To all warriors,
I can live with white, with grey, but not with black. The fact that it absorbs everything and captures all makes me feel so insecure. Oh Shakespeare, why torture time by calling it sluttish? Time gives momentary happiness, momentary pleasure, some space to feel all fragments of life, but darkness, darkness just steals everything, leaves us bereft of everything but pain and suffering.
Cancer is black. Cancer is dark. Cancer is the robber that leaves you in a street where loneliness molests you and you shout and scream, you bend and freeze, you plead for help, for being rescued, for being dead. Yes, dead. You see red everywhere, crafted with darkness, dreary and spine chilling, you see ghosts who say it's just the beginning, you feel weak, you fall, you exhaust, you try and climb, just some steps and this mountain ends, but these steps, oh these steps, they are daggers that cut your bones. Flesh is a luxury, for you're ugly with just this calcium. You want to die and end this never ending pain, but then you see vague figures of those who taught you love, and for this love you stop. You can't be so selfish, no not so selfish.
Cancer came to me, just like it did to you, slow and steady, but deadly as ever. I remember when the doctor asked daddy to get my tests done, and how confident he was about me being completely fine with just some minor deficiencies.

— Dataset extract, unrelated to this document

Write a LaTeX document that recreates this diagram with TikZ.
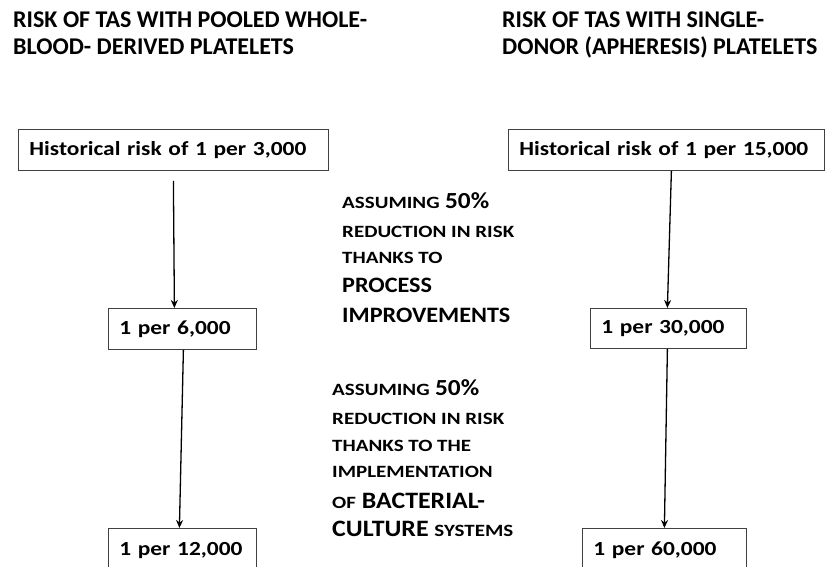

And I remember exactly how my mom just broke when she saw my reports, how she couldn't speak, not even a word, and I cried, I begged her to speak, but she looked at me and said, "Baby, I can't live without you. I cannot do without you." And how she shouted at daddy for the very first time, "I want her. I want nothing, but her, do you understand that?" I cried, cried for hours, while holding my pillow tight. I cried not because I was diagnosed with cancer, but because I caused cancer to the only people I've ever loved. I cried at how destructive I was and how utterly devastating my existence had become.
Everything's proportional, happiness and sadness too. Each day that I live today, I live with a hope that this bank of grief would soon end, and my policy would mature only to give me happiness in returns, with interest mind you. I live with a hope that one day I'd be able to give mumma and daddy their smiles back, and take away all the pain that has homed in them. One day, yes, one day.